Researchers at RiskIQ have identified NoTrove, a threat actor that is delivering millions of scam ads that threaten consumers and further undermine the digital advertising industry. NoTrove was so effective that one of his pages ranked as one of the internet’s most visited pages for one day.
Earliest observed instance of NoTrove
The online ad scams work by serving up attractive but disingenuous ads on legitimate websites. The ads might offer bogus surveys or free software upgrades, as examples. When someone clicks on the ad, however, the scammer’s software then re-directs the user’s “clicks” and traffic toward various locations across the Internet.
Since advertisers and web content providers want as much of the traffic pie as they can get, web traffic is an essential commodity. Ad scammers like NoTrove profit from this demand, participating in traffic affiliate programs or selling traffic to traffic buyers (brokers). Unfortunately for the digital advertisers, however, the users are negatively impacted. They are surprised by the ad they are seeing and don’t even know how they got it.
Equally troubling for the digital advertising industry is that as ad scammers increase, the likelihood consumers will implement ad blockers as a way to avoid bogus ads increases as well. This practice, according to Juniper Research, will cost the digital media industry over $27 billion by 2020.
For consumers, this is more than just a nuisance. Ad scams can also be used to download PUPs—potentially unwanted programs—and can redirect them to unwanted places.
How NoTrove works
- To stay ahead of efforts to block its fake ads, NoTrove uses automation to constantly change how the ads are delivered and clickthroughs re-routed.
- The scam master has burned through 2,000 randomly generated domains and more than 3,000 IPs, operating across millions of Fully Qualified Domain Names; an FQDN is a complete web address, typically including subdomains for ad scammers, such as ajee99.mycontent.example.com.
- RiskIQ observed 78 variants of NoTrove campaigns, such as scam survey rewards, fake software downloads, and redirections to PUPs.
- Alexa rankings for its domains show how effective NoTrove is; even though each domain is short-lived, the rankings often shoot up into the Alexa top 10,000 based purely on scam ad deliveries; one NoTrove domain reached the ranking of 517, making it one of the most visited pages on the entire internet for that day.

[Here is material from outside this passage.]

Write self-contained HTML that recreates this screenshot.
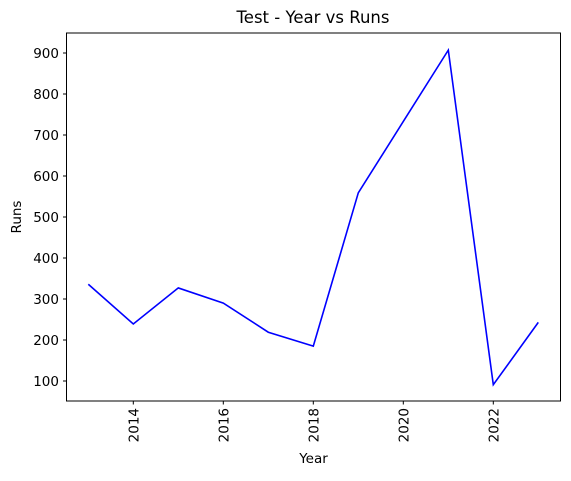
<!DOCTYPE html>
<html><head><meta charset="utf-8"><style>
body{margin:0;background:#fff;}
svg text{font-family:"DejaVu Sans","Liberation Sans",sans-serif;fill:#000;}
</style></head><body>
<svg id="chart" width="571" height="476">
<text x="313" y="23" font-size="16.5" text-anchor="middle">Test - Year vs Runs</text>
<g id="plot"></g>
<rect x="66.5" y="33" width="494" height="368" fill="none" stroke="#000" stroke-width="1"/>
<text x="313.5" y="463" font-size="13.5" text-anchor="middle">Year</text>
<text transform="translate(21,217) rotate(-90)" font-size="13.5" text-anchor="middle">Runs</text>
</svg>
<script>
const years=[2013,2014,2015,2016,2017,2018,2019,2020,2021,2022,2023];
const runs=[336,239,327,290,219,185,559,733,907,91,243];
const xTicks=[2014,2016,2018,2020,2022];
const yTicks=[100,200,300,400,500,600,700,800,900];
const X=v=>88.3+(v-2013)*45;
const Y=v=>381-(v-100)*0.41;
const g=document.getElementById('plot');
const NS='http://www.w3.org/2000/svg';
function mk(t,a){const e=document.createElementNS(NS,t);for(const k in a)e.setAttribute(k,a[k]);g.appendChild(e);return e;}
xTicks.forEach(t=>{
 const l=mk('line',{x1:X(t),x2:X(t),y1:401,y2:404.5,stroke:'#000'});
 
 
 const tx=mk('text',{transform:`translate(${X(t)+5},408) rotate(-90)`,'font-size':13.5,'text-anchor':'end'});
 tx.textContent=t;
 
 
});
yTicks.forEach(t=>{
 const l=mk('line',{x1:63,x2:66.5,y1:Y(t),y2:Y(t),stroke:'#000'});
 
 
 const tx=mk('text',{x:59,y:Y(t)+5,'font-size':13.5,'text-anchor':'end'});
 tx.textContent=t;
 
 
});
const p=mk('polyline',{points:years.map((y,i)=>X(y)+','+Y(runs[i])).join(' '),fill:'none',stroke:'#0000ff','stroke-width':1.6});


</script>
</body></html>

“NoTrove harms not only visiting users, but also legitimate advertisers, adversely affecting those reliant on the credibility of the digital advertising ecosystem, such as online retailers, publishers and networks,” said William MacArthur, a threat researcher at RiskIQ. “Constantly shifting infrastructure means simply blocking domains and IPs isn’t enough. We must now begin utilizing machine learning to leverage human security teams who increasingly depend on accurate, automated scam detection.”